With the notable exception of Sterling, which fell sharply following the Bank of England’s first interest rate hike in ten years, the major G10 currencies traded in fairly narrow ranges last week.

he appointment of Jerome Powell as chair of the Federal Reserve seemed to have a soothing effect, as Mr. Powell is regarded as a consensus-building policy maker that will provide continuity and largely follow Janet Yellen’s policies. The headlines from Catalonia seemed to be less dramatic, the US payrolls report remained affected by the hurricanes, and currency markets generally saw little reason to change any of the recent narratives.

Consequently, all G10 currencies ended the week within 1% of where they had started it. In emerging markets we had another sharp move lower in the Turkish Lira, where inflation continues to rise while political pressure prevents the central bank from reacting appropriately.

This week looks fairly light on the data front. Focus will be elsewhere, particularly on the developing details of the US tax plan and the Brexit negotiations.

Major currencies in detail


We saw a clear case of ‘buy the rumour, sell the news’ around the Bank of England interest rate hike on Thursday.

The Pound had rallied since the summer as markets priced in the move with a higher degree of certainty, but the aftermath of the actual hike was unpleasant for Sterling. Traders focused on the removal of the statement that rates may need to rise more than the markets expect. We note that the forward projections for growth and inflation remained almost unchanged, and that Governor Carney stated that at least two more hikes will be needed. We think that the sell-off in Sterling is overdone.


The very weak October flash inflation data out on Monday went largely unnoticed by the market. This lack of reaction is very puzzling. The headline number pulled back to 1.4% from 1.5% the month before. More worryingly, the core number, that strips out volatile components, dipped even further to 0.9% from 1.1%, back to the Spring lows. We expect the ECB to revise its forecasts for inflation even lower at its December meeting. Prospects for any hikes in the Eurozone keep receding further into the future and the rising rate differentials with the US should keep up the pressure on the common currency well into 2018.

This week is quiet on the economic front, and we expect the Euro to take its lead from news elsewhere.

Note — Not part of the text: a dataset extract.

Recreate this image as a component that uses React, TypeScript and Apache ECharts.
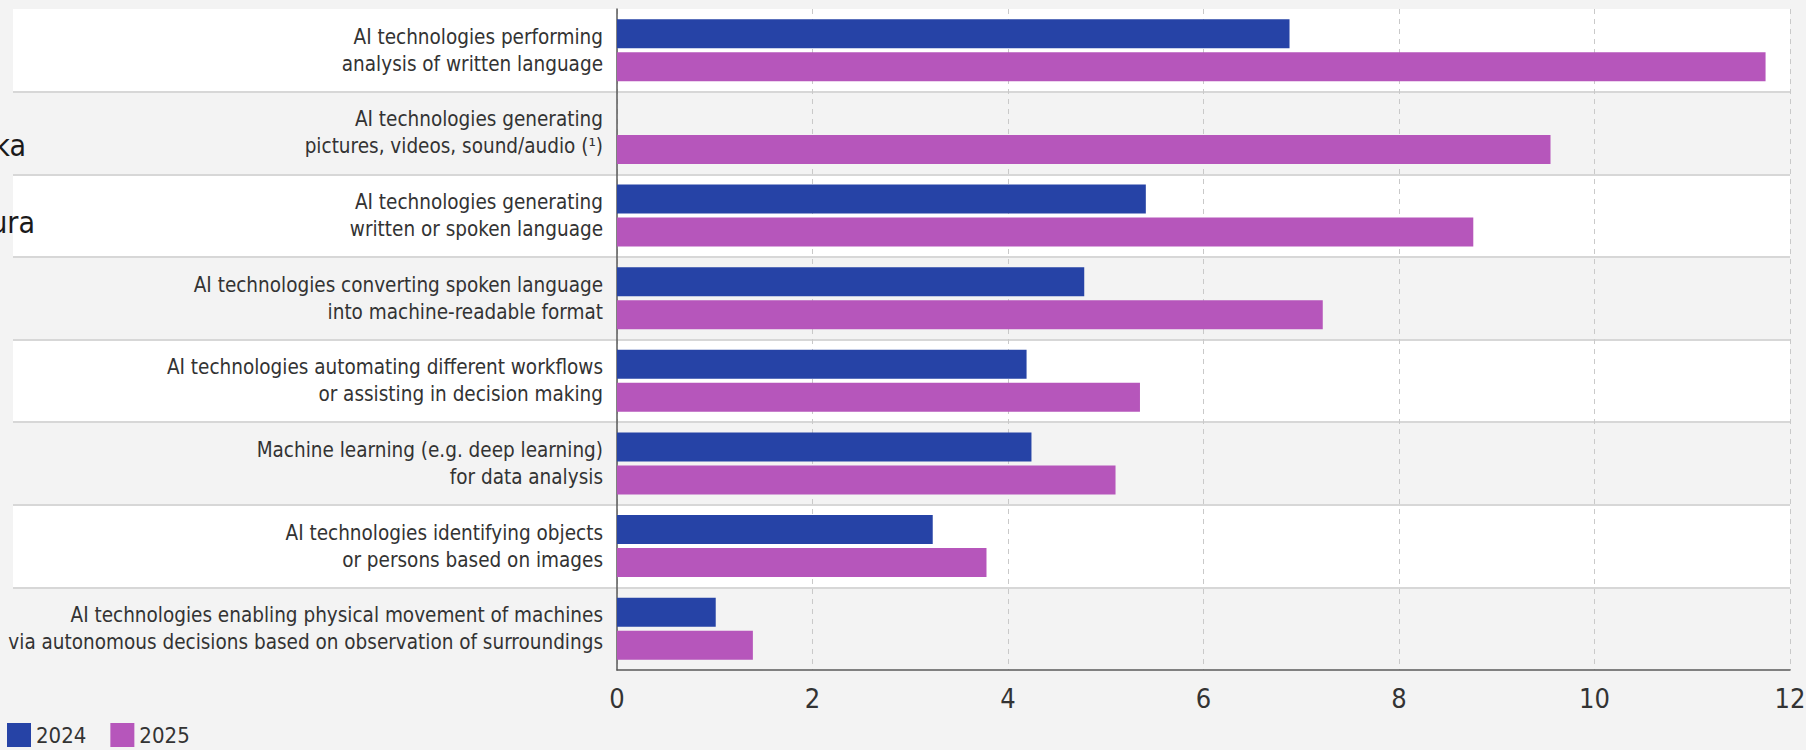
import React, { useEffect, useRef } from "react";
import * as echarts from "echarts";

const categories: string[] = [
  "AI technologies performing\nanalysis of written language",
  "AI technologies generating\npictures, videos, sound/audio (¹)",
  "AI technologies generating\nwritten or spoken language",
  "AI technologies converting spoken language\ninto machine-readable format",
  "AI technologies automating different workflows\nor assisting in decision making",
  "Machine learning (e.g. deep learning)\nfor data analysis",
  "AI technologies identifying objects\nor persons based on images",
  "AI technologies enabling physical movement of machines\nvia autonomous decisions based on observation of surroundings",
];

const values2024: (number | null)[] = [6.88, null, 5.41, 4.78, 4.19, 4.24, 3.23, 1.01];
const values2025: number[] = [11.75, 9.55, 8.76, 7.22, 5.35, 5.1, 3.78, 1.39];

const seriesNames: string[] = ["2024", "2025"];
const xTicks = { min: 0, max: 12, interval: 2 };

const LABEL_FONT = "'DejaVu Sans Condensed', 'Liberation Sans Narrow', 'Liberation Sans', sans-serif";

export default function App() {
  const ref = useRef<HTMLDivElement>(null);

  useEffect(() => {
    if (!ref.current) return;
    const chart = echarts.init(ref.current, undefined, { renderer: "svg" });
    const gridBox = { top: 9, bottom: 80, right: 16, containLabel: false, outerBoundsMode: "none" };
    chart.setOption({
      animation: false,
      backgroundColor: "#f3f3f3",
      textStyle: { fontFamily: LABEL_FONT },
      grid: [
        { left: 13, ...gridBox },
        { left: 617, ...gridBox },
      ],
      legend: {
        left: 7,
        top: 723,
        padding: 0,
        itemWidth: 24,
        itemHeight: 24,
        itemGap: 24,
        icon: "rect",
        data: seriesNames,
        textStyle: { fontSize: 22, color: "#333", fontFamily: LABEL_FONT },
      },
      xAxis: [
        { gridIndex: 0, type: "value", show: false, min: 0, max: 12 },
        {
          gridIndex: 1,
          type: "value",
          min: xTicks.min,
          max: xTicks.max,
          interval: xTicks.interval,
          axisLine: { show: true, lineStyle: { color: "#5a5a5a", width: 1.5 } },
          axisTick: { show: false },
          axisLabel: { fontSize: 27, color: "#333", margin: 15, fontFamily: LABEL_FONT },
          splitLine: { show: true, lineStyle: { color: "#c9c9c9", type: [5, 5], width: 1 } },
        },
      ],
      yAxis: [
        {
          gridIndex: 0,
          type: "category",
          data: categories,
          inverse: true,
          axisLine: { show: false },
          axisTick: { show: false },
          axisLabel: { show: false },
          splitArea: { show: true, areaStyle: { color: ["#ffffff", "#f3f3f3"] } },
          splitLine: {
            show: true,
            showMinLine: false,
            showMaxLine: false,
            lineStyle: { color: "#d7d7d7", width: 2 },
          },
        },
        {
          gridIndex: 1,
          type: "category",
          data: categories,
          inverse: true,
          axisLine: { show: true, onZero: false, lineStyle: { color: "#5a5a5a", width: 1.5 } },
          axisTick: { show: false },
          splitLine: { show: false },
          axisLabel: {
            fontSize: 20.5,
            lineHeight: 27,
            color: "#333",
            margin: 14,
            align: "right",
            fontFamily: LABEL_FONT,
          },
        },
      ],
      series: [
        {
          name: seriesNames[0],
          type: "bar",
          xAxisIndex: 1,
          yAxisIndex: 1,
          data: values2024,
          barWidth: 29,
          barGap: "14%",
          itemStyle: { color: "#2643a6" },
        },
        {
          name: seriesNames[1],
          type: "bar",
          xAxisIndex: 1,
          yAxisIndex: 1,
          data: values2025,
          barWidth: 29,
          barGap: "14%",
          itemStyle: { color: "#b656bb" },
        },
      ],
      graphic: [
        {
          type: "text",
          z: 100,
          style: {
            text: "ka",
            x: 26,
            y: 145,
            textAlign: "right",
            textVerticalAlign: "middle",
            font: "30px 'DejaVu Sans Condensed', sans-serif",
            fill: "#1a1a1a",
          },
        },
        {
          type: "text",
          z: 100,
          style: {
            text: "ura",
            x: 35,
            y: 222,
            textAlign: "right",
            textVerticalAlign: "middle",
            font: "30px 'DejaVu Sans Condensed', sans-serif",
            fill: "#1a1a1a",
          },
        },
      ],
    });
    return () => chart.dispose();
  }, []);

  return (
    <div
      ref={ref}
      style={{ position: "fixed", left: 0, top: 0, width: 1806, height: 750, background: "#f3f3f3" }}
    />
  );
}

Markets breathed with relief after the appointment of Jerome Powell as next Chairman of the Federal Reserve, which is expected to result in little change from Chair Yellen’s style of leadership and policy views. The Federal Reserve met last week but added very little information, signalling that the universally expected December hike is on track. The October payrolls report showed a strong bounce back in jobs and a drop in wages, both of which still reflect the impact of the hurricanes.

No first-tier data will be released this week. We think that focus will shift to the effects that the US tax cuts will have on an economy already near full employment. Overall we think this is a very bullish environment for the US Dollar.